Often the model has been one of large production facilities producing large quantities of goods, with China often a preferred option. In 2003, when we had the SARS scare, China’s percentage of global GDP was 3 per cent: today it is closer to 20 per cent.[iv] So, when coronavirus struck in China and factories went into lockdown, the effect on the world’s supply chain was felt very shortly afterward.
For example, in a recent article,[v] the interruption to drug supplies in the US was highlighted as the supply from many of the plants manufacturing active pharmaceutical initiatives, which are based in India and China, have been interrupted. The interruption has been due to either local manufacturing being interrupted or the re-distribution of supplies to fight the pandemic locally rather than their export overseas. Similarly, who realised before COVID-19, that the vast majority of the world’s face masks were manufactured in China?[vi]
The issue of supply chain disruption is not a new one. As a 2014 article[vii] highlighted, a number of events had previously impacted global supply chains, including the 2011 tsunami in Japan (car manufacturing), the 2011 floods in Thailand (semi-conductors), and the 2010 volcanic eruption in Iceland (time sensitive supplies to and from Europe). But none have come close to the COVID-19 pandemic that is now sweeping the world.
While localized supply chains would likely increase manufacturing costs and prices for consumers, they could also bring material benefits in several areas. For example, they could lead to an increase in local jobs and tax revenues for governments. The carbon footprint of goods would be reduced, as components would not have to travel such great distances. Tighter supply networks could also lead to better enforcement of supplier standards and enhanced product quality.

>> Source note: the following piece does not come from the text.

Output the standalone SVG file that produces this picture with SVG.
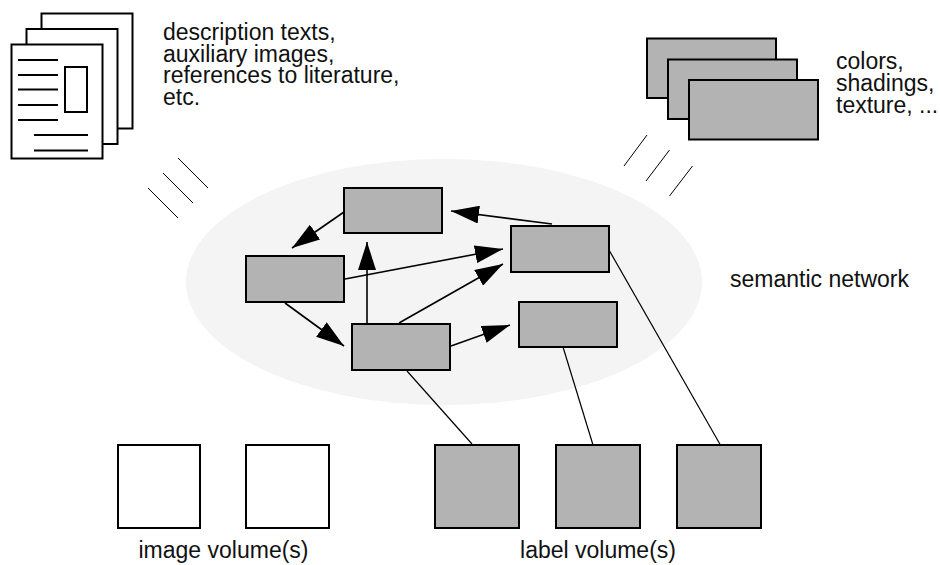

Localized supply chains would clearly require a rethink in the dominant corporate model of seeking low cost suppliers, but we believe the COVID-19 pandemic has illustrated many of the weaknesses of this model that have been historically downplayed. And a diverse regionalized supply chain would better protect against regional or global disruptions in the future.
There will always be a need for certain commodities to be transported globally. Governments, for instance, often have a stockpile of strategically important commodities such as oil and uranium.
But overall, more localized supply chains, especially in vital good industries such as pharmaceuticals, could provide security for governments and companies, environmental benefits, improved product quality and increase resilience in times of global uncertainty.
As E.F Schumacher stated, “Small is Beautiful” and perhaps COVID-19 has simply helped to reiterate the point.